## Goal of the exercise
Work out how many lines in the entries contain the string "this", and give nothing but that number.

## Records shown
******

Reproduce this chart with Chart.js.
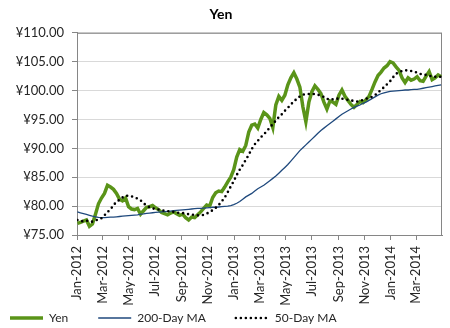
<!DOCTYPE html>
<html>
<head>
<meta charset="utf-8">
<script src="https://cdn.jsdelivr.net/npm/chart.js@4/dist/chart.umd.min.js"></script>
<style>
  body { margin: 0; background: #fff; }
  #wrap { width: 450px; height: 328px; }
</style>
</head>
<body>
<div id="wrap"><canvas id="yenChart" width="450" height="328"></canvas></div>
<script>
// weekly readings, first one on 2 Jan 2012 (day 1 counted from 1 Jan 2012)
const yen = [
  77.0, 77.2, 77.4, 77.6, 76.5, 76.9, 78.6, 80.4, 81.4, 82.2,
  83.6, 83.3, 82.9, 82.2, 81.2, 80.9, 81.4, 79.9, 79.5, 79.4,
  79.6, 78.6, 79.2, 79.8, 79.9, 80.1, 79.7, 79.4, 78.9, 78.7,
  78.5, 78.8, 79.0, 78.7, 78.4, 78.6, 78.0, 77.6, 78.1, 78.0,
  78.5, 79.0, 79.6, 80.2, 80.0, 81.5, 82.3, 82.6, 82.5, 83.3,
  84.2, 85.0, 86.3, 88.5, 89.8, 89.5, 90.5, 92.8, 94.0, 94.2,
  93.5, 95.0, 96.2, 95.8, 95.2, 93.6, 97.5, 99.0, 98.3, 99.2,
  101.0, 102.2, 103.1, 102.0, 100.6, 97.2, 94.6, 98.0, 99.8, 100.8,
  100.2, 99.5, 98.0, 96.8, 98.2, 98.0, 97.6, 99.2, 100.1, 99.0,
  98.3, 97.6, 97.1, 97.6, 98.1, 97.9, 98.4, 99.0, 100.2, 101.5,
  102.6, 103.2, 103.9, 104.3, 105.0, 104.8, 104.1, 103.5, 102.2, 101.4,
  102.2, 101.8, 102.0, 102.4, 101.7, 101.6, 102.5, 103.3, 101.9, 102.2,
  102.7, 102.4
];

const ma200 = [
  79.0, 78.85, 78.7, 78.55, 78.4, 78.25, 78.15, 78.05, 78.0, 78.0,
  78.05, 78.1, 78.1, 78.15, 78.2, 78.25, 78.3, 78.35, 78.4, 78.45,
  78.5, 78.6, 78.65, 78.75, 78.8, 78.85, 78.9, 78.95, 79.0, 79.05,
  79.1, 79.15, 79.2, 79.25, 79.3, 79.35, 79.4, 79.45, 79.5, 79.55,
  79.6, 79.6, 79.65, 79.7, 79.75, 79.8, 79.8, 79.85, 79.9, 79.95,
  80.0, 80.1, 80.25, 80.5, 80.8, 81.2, 81.6, 81.9, 82.2, 82.6,
  83.0, 83.3, 83.6, 84.0, 84.4, 84.8, 85.2, 85.7, 86.2, 86.7,
  87.2, 87.8, 88.4, 89.0, 89.6, 90.1, 90.6, 91.1, 91.6, 92.1,
  92.6, 93.1, 93.5, 93.9, 94.3, 94.7, 95.1, 95.5, 95.9, 96.2,
  96.5, 96.8, 97.1, 97.3, 97.5, 97.8, 98.0, 98.3, 98.6, 98.9,
  99.2, 99.45, 99.6, 99.75, 99.85, 99.9, 99.95, 100.0, 100.05, 100.1,
  100.1, 100.15, 100.2, 100.2, 100.3, 100.4, 100.5, 100.6, 100.7, 100.8,
  100.9, 101.0
];

const ma50 = [
  77.6, 77.4, 77.4, 77.5, 77.4, 77.3, 77.5, 77.7, 77.9, 78.4,
  79.0, 79.4, 80.2, 80.7, 81.1, 81.5, 81.8, 81.8, 81.7, 81.5,
  81.3, 81.0, 80.5, 80.1, 79.8, 79.6, 79.5, 79.4, 79.3, 79.2,
  79.1, 79.1, 79.0, 78.9, 78.8, 78.8, 78.7, 78.6, 78.5, 78.5,
  78.4, 78.4, 78.5, 78.7, 79.0, 79.3, 79.7, 80.2, 80.8, 81.5,
  82.4, 83.4, 84.3, 85.4, 86.3, 87.1, 88.0, 88.9, 89.9, 90.7,
  91.3, 91.9, 92.4, 93.0, 93.6, 94.2, 94.8, 95.4, 95.9, 96.5,
  97.0, 97.6, 98.1, 98.6, 99.0, 99.3, 99.4, 99.4, 99.4, 99.4,
  99.3, 99.1, 98.9, 98.6, 98.4, 98.5, 98.6, 98.6, 98.6, 98.5,
  98.4, 98.3, 98.2, 98.1, 98.2, 98.4, 98.6, 98.7, 98.9, 99.2,
  99.7, 100.1, 100.6, 101.1, 101.6, 102.3, 102.9, 103.2, 103.4, 103.5,
  103.5, 103.4, 103.3, 103.1, 102.9, 102.8, 102.7, 102.6, 102.4, 102.4,
  102.4, 102.4
];

// x axis: days since 1 Jan 2012, a tick every two months
const tickDays = [0, 60, 121, 182, 244, 305, 366, 425, 486, 547, 609, 670, 731, 790];
const tickLabels = [
  "Jan-2012", "Mar-2012", "May-2012", "Jul-2012", "Sep-2012", "Nov-2012",
  "Jan-2013", "Mar-2013", "May-2013", "Jul-2013", "Sep-2013", "Nov-2013",
  "Jan-2014", "Mar-2014"
];
const yTicks = [75, 80, 85, 90, 95, 100, 105, 110];

const days = yen.map((_, i) => 1 + 7 * i);
const toPoints = (vals) => vals.map((v, i) => ({ x: days[i], y: v }));

const FONT = "Lato, 'Open Sans', sans-serif";
const AXIS_GRAY = "#868686";
const LEGEND_SIZE = 12;

// box around the plot area, like the Excel chart
const plotBorder = {
  id: "plotBorder",
  beforeDatasetsDraw(chart) {
    const { ctx, chartArea: a } = chart;
    ctx.save();
    ctx.strokeStyle = AXIS_GRAY;
    ctx.lineWidth = 1;
    ctx.strokeRect(a.left + 0.5, a.top + 0.5, a.right - a.left - 1, a.bottom - a.top);
    ctx.restore();
  },
};

// legend sits at the bottom left with wide gaps between items
const legendPlace = {
  id: "legendPlace",
  afterLayout(chart) {
    const lg = chart.legend;
    const pad = lg.options.labels.padding;
    lg.left = 10 - pad;
    lg.top = 318 - pad - LEGEND_SIZE / 2;
  },
};

const ctx = document.getElementById("yenChart").getContext("2d");
new Chart(ctx, {
  type: "line",
  data: {
    datasets: [
      {
        label: "Yen",
        data: toPoints(yen),
        borderColor: "#5A9419",
        borderWidth: 3.5,
        pointRadius: 0,
        tension: 0,
        order: 3,
      },
      {
        label: "200-Day MA",
        data: toPoints(ma200),
        borderColor: "#1F497D",
        borderWidth: 1.3,
        pointRadius: 0,
        tension: 0,
        order: 2,
      },
      {
        label: "50-Day MA",
        data: toPoints(ma50),
        borderColor: "#000000",
        borderWidth: 2.6,
        borderDash: [0, 5],
        borderCapStyle: "round",
        pointRadius: 0,
        tension: 0,
        order: 1,
      },
    ],
  },
  options: {
    responsive: false,
    animation: false,
    layout: { padding: { left: 0, right: 8, top: 0, bottom: 0 } },
    scales: {
      x: {
        type: "linear",
        min: 0,
        max: 850,
        afterBuildTicks: (scale) => {
          scale.ticks = tickDays.map((d) => ({ value: d }));
        },
        afterFit: (scale) => {
          scale.height = 70;
        },
        grid: { drawOnChartArea: false, tickLength: 5, color: AXIS_GRAY },
        border: { color: AXIS_GRAY },
        ticks: {
          autoSkip: false,
          maxRotation: 90,
          minRotation: 90,
          padding: 6,
          color: "#262626",
          font: { family: FONT, size: 13 },
          callback: (v) => tickLabels[tickDays.indexOf(v)],
        },
      },
      y: {
        min: 75,
        max: 110,
        afterBuildTicks: (scale) => {
          scale.ticks = yTicks.map((v) => ({ value: v }));
        },
        afterFit: (scale) => {
          scale.width = 77;
        },
        grid: { color: "#D9D9D9", tickColor: AXIS_GRAY, tickLength: 5 },
        border: { color: AXIS_GRAY },
        ticks: {
          padding: 8,
          color: "#262626",
          font: { family: FONT, size: 13 },
          callback: (v) => "¥" + Number(v).toFixed(2),
        },
      },
    },
    plugins: {
      title: {
        display: true,
        text: "Yen",
        color: "#000",
        font: { family: FONT, size: 14, weight: "bold" },
        padding: { top: 6, bottom: 10 },
      },
      legend: {
        position: "bottom",
        align: "start",
        maxHeight: 23,
        labels: {
          usePointStyle: true,
          pointStyle: "line",
          pointStyleWidth: 33,
          padding: 30,
          color: "#262626",
          font: { family: FONT, size: LEGEND_SIZE },
          sort: (a, b) => a.datasetIndex - b.datasetIndex,
          // point-style items lose the dataset's dash, so copy it back
          generateLabels: (chart) => {
            const items = Chart.defaults.plugins.legend.labels.generateLabels(chart);
            items.forEach((it) => {
              const ds = chart.data.datasets[it.datasetIndex];
              it.lineDash = ds.borderDash || [];
              it.lineCap = ds.borderCapStyle || "butt";
              it.lineWidth = ds.borderWidth;
              it.strokeStyle = ds.borderColor;
            });
            return items;
          },
        },
      },
      tooltip: { enabled: false },
    },
  },
  plugins: [plotBorder, legendPlace],
});
</script>
</body>
</html>
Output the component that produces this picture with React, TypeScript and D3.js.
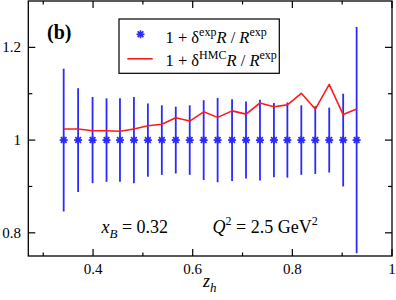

******

## Problem solution
2